I've also committed to taking some serious steps to growing spiritually. It's something I've really struggled with. I've committed myself to little, so that's exactly what I'm experiencing. I've also had some real trouble, struggling with insecurity, fear and some night terrors regarding my faith. I would call them nightmares, but they happen when I'm not quite asleep. I'm making the conscious effort to just trust and hope in the author and perfecter of my faith. It is still a struggle, though, and I could use some prayer regarding this.

I'm focused on moving forward, however. I'm keeping that focus. I don't think you ever stay somewhere. I believe you either progress or regress. This year is about progressing and dreaming big dreams.

Blessings to you all, and regular posts are here now.

J

3 comments:

Delia said...

I hope everything works out for the best for your tween friend and I pray that her life gets better fast; that the next year or two don't take a toll on her.

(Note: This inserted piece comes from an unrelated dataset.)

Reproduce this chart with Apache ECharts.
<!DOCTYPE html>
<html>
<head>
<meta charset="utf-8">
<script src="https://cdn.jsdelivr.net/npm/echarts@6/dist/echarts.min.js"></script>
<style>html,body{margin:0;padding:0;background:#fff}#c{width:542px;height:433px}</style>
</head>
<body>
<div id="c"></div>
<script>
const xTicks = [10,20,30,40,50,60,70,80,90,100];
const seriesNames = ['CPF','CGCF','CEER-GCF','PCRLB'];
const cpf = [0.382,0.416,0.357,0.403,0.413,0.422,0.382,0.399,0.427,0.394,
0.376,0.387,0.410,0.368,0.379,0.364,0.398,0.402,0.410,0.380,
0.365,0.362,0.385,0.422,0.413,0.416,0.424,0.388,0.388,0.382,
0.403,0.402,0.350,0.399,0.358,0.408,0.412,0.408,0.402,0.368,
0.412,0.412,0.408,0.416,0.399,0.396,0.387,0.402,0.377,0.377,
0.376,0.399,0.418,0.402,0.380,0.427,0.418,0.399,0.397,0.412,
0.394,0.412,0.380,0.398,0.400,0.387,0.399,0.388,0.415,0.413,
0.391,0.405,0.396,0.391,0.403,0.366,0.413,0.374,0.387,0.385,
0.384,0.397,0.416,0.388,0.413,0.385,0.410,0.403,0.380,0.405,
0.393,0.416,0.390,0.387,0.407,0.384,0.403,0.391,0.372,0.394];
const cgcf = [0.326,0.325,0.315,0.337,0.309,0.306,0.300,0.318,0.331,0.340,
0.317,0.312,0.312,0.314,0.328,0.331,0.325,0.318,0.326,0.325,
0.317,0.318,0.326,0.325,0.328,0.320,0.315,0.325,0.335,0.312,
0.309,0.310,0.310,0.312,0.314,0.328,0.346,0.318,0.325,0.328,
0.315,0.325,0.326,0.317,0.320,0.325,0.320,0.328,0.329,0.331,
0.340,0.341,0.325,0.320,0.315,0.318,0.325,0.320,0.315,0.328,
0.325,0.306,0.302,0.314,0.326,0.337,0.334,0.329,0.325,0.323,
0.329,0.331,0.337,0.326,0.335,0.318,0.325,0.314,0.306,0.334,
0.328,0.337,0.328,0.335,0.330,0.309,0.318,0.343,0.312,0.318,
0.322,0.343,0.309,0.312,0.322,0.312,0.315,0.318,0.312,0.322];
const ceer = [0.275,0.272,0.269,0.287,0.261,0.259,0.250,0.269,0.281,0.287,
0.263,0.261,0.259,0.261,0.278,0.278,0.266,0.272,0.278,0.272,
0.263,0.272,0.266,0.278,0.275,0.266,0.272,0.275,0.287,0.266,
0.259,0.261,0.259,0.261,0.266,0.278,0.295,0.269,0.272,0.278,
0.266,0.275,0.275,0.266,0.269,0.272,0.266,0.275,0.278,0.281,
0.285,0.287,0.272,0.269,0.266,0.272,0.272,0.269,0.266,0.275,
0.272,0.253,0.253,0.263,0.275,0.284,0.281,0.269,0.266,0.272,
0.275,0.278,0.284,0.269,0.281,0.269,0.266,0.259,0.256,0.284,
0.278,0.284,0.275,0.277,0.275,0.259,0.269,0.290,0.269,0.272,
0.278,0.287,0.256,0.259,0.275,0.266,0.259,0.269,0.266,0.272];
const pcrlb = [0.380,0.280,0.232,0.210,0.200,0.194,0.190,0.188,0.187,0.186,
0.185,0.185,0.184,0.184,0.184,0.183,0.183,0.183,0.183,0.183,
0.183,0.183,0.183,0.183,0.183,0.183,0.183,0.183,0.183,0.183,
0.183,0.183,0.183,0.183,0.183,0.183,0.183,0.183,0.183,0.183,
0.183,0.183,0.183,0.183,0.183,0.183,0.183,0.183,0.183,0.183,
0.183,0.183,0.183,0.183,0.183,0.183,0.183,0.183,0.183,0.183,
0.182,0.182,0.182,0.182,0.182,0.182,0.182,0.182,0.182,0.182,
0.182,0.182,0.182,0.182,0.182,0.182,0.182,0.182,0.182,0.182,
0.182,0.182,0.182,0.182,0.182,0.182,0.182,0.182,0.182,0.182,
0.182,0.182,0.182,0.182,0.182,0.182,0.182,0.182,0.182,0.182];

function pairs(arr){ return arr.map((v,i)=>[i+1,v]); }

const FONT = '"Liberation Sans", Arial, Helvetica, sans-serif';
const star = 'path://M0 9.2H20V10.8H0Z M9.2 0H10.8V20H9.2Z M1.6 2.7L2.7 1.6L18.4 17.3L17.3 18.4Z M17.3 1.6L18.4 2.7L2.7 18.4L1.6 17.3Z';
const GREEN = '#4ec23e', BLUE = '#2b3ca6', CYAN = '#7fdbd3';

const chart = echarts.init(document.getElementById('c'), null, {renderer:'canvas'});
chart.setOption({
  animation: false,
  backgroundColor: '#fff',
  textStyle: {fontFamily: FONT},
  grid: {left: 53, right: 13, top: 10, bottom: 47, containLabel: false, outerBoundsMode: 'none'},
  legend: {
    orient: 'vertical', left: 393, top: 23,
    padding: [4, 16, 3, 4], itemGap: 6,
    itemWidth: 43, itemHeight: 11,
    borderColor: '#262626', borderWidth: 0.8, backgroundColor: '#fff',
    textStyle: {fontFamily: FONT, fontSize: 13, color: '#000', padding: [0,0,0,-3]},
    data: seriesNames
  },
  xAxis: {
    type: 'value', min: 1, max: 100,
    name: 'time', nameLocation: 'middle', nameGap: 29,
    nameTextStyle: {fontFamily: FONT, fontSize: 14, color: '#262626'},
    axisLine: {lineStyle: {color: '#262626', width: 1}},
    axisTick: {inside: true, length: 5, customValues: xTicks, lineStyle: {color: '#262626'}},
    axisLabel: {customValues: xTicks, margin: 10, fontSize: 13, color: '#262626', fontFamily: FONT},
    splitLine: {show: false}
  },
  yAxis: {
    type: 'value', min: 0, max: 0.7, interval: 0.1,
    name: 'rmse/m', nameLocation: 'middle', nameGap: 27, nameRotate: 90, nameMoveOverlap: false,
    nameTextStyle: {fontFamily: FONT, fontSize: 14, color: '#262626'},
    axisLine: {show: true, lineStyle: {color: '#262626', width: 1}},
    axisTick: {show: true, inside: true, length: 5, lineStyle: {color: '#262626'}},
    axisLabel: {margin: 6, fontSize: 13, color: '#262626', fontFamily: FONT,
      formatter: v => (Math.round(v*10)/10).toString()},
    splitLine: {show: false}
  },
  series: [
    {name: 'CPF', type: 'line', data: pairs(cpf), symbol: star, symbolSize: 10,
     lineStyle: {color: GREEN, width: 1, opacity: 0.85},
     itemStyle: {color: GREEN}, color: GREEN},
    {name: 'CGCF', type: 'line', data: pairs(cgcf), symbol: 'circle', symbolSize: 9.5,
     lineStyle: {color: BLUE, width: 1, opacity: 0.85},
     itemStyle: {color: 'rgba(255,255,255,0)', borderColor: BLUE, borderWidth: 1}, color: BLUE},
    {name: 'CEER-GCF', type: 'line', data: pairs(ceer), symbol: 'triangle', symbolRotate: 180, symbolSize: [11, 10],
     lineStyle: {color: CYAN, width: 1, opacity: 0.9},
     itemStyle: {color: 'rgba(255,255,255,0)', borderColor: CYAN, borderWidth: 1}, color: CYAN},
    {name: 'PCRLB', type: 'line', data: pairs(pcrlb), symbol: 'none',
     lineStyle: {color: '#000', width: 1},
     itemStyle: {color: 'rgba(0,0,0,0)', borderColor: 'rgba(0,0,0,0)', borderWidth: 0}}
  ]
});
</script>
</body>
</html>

Good for you in deciding you want to brew beer for a living and working toward achieving that goal!

I love the sentence, "This year is about progressing and dreaming big dreams." I need that on a flyer I can keep nearby to remind me every so often.

I'm praying for you.

Dapoppins said...

I know that you and Queen Jaymzs invested a lot in that little girl and am glad that she is going to a better situation.

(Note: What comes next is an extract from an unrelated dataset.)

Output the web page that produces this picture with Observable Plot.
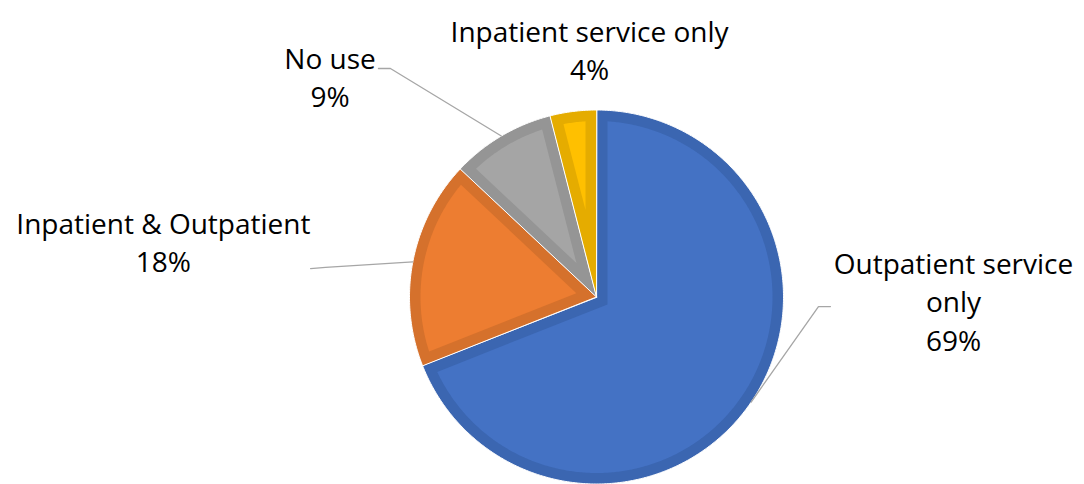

You like to brew beer? ReallY? I think for you to choose a job doing something you love is the best thing ever. You get to be happy and provide for your family. Wooo-hoo. Go for it.

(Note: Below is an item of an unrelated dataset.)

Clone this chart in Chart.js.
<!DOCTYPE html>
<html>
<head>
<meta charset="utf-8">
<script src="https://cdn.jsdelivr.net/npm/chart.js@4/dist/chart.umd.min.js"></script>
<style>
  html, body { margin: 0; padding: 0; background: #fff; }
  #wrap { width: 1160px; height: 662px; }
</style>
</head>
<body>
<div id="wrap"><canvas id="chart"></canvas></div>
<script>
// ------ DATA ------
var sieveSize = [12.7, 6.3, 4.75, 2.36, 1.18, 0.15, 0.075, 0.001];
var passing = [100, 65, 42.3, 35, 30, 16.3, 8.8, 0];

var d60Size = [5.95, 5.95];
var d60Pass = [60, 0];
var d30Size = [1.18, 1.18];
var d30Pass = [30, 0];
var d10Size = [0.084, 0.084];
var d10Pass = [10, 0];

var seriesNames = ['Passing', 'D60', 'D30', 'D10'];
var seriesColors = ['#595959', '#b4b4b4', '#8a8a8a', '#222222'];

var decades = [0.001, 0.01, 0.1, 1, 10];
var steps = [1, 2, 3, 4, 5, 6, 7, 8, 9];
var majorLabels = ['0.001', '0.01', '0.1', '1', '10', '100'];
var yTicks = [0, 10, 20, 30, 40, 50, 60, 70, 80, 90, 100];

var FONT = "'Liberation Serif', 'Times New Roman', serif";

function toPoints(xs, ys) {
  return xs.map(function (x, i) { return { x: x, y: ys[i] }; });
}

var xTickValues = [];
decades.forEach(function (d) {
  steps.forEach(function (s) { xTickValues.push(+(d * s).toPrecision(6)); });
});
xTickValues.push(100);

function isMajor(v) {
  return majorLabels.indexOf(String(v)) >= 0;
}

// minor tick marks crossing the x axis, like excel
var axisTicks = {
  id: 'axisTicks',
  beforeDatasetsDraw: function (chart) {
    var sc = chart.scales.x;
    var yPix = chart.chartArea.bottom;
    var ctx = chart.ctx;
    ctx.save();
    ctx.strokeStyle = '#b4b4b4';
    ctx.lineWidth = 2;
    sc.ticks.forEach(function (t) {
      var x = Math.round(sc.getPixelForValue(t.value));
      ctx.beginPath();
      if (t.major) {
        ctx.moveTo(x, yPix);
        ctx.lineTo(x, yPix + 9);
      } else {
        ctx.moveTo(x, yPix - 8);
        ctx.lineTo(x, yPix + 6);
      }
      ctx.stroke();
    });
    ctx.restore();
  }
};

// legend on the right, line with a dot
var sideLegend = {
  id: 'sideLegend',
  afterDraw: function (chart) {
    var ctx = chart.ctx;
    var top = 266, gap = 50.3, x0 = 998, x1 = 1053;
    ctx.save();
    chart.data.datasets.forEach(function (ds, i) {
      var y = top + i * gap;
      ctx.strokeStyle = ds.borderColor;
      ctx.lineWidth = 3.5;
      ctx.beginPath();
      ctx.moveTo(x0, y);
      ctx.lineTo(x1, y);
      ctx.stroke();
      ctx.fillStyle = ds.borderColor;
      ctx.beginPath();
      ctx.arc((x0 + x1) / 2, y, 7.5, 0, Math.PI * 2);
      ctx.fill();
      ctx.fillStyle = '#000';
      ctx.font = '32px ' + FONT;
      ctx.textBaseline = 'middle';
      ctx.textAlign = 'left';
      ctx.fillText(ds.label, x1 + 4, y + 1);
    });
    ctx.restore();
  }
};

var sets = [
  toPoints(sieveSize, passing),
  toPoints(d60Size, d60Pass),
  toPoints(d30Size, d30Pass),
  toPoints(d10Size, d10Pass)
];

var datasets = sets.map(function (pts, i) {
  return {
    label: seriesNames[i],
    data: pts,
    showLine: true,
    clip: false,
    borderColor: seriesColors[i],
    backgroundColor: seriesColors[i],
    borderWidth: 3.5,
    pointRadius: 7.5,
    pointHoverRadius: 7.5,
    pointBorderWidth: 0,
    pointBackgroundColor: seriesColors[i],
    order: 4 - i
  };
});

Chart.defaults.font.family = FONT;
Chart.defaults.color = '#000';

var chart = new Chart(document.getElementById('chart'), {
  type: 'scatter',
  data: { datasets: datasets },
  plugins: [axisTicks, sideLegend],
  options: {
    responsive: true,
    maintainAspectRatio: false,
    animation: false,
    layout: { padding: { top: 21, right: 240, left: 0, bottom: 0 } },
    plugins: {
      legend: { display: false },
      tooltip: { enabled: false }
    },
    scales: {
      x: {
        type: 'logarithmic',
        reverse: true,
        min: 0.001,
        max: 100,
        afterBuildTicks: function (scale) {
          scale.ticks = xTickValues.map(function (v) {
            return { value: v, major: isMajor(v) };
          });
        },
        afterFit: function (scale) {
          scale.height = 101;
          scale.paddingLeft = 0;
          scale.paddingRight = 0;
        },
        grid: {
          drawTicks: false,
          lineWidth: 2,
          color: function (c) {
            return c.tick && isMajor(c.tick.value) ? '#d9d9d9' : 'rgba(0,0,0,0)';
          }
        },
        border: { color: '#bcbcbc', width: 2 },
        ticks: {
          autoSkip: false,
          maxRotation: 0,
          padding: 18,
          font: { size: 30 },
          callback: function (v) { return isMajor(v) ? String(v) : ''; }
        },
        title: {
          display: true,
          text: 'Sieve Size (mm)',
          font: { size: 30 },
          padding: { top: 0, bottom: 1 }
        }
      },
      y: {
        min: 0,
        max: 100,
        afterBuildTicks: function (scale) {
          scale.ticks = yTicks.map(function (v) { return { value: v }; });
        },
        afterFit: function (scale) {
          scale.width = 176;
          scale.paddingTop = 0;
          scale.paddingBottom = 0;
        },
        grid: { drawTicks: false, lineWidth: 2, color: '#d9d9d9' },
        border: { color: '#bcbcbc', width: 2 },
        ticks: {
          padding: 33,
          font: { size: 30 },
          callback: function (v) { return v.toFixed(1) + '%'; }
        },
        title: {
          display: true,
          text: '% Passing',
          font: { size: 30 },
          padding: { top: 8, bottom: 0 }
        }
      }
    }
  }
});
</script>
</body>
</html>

Keep a hold of that great positive outlook. My biggest thing is trusting the Lord. He has recently blesses us in an unexpected way, and I still have issues with Trust. I am so Glad He doesn't expect perfection....

Have a great new year!

Chelf said...

I am glad to know that you have helped your tween friend. Things will get better, and there are still a few dark days to get through. I am praying that it all works out for her best.

I have not used The Message, because I prefer a translation, not a paraphrase. But... I kinda like that verse. It is very accurate to the idea. I learn something every day. You are a good teacher. :-)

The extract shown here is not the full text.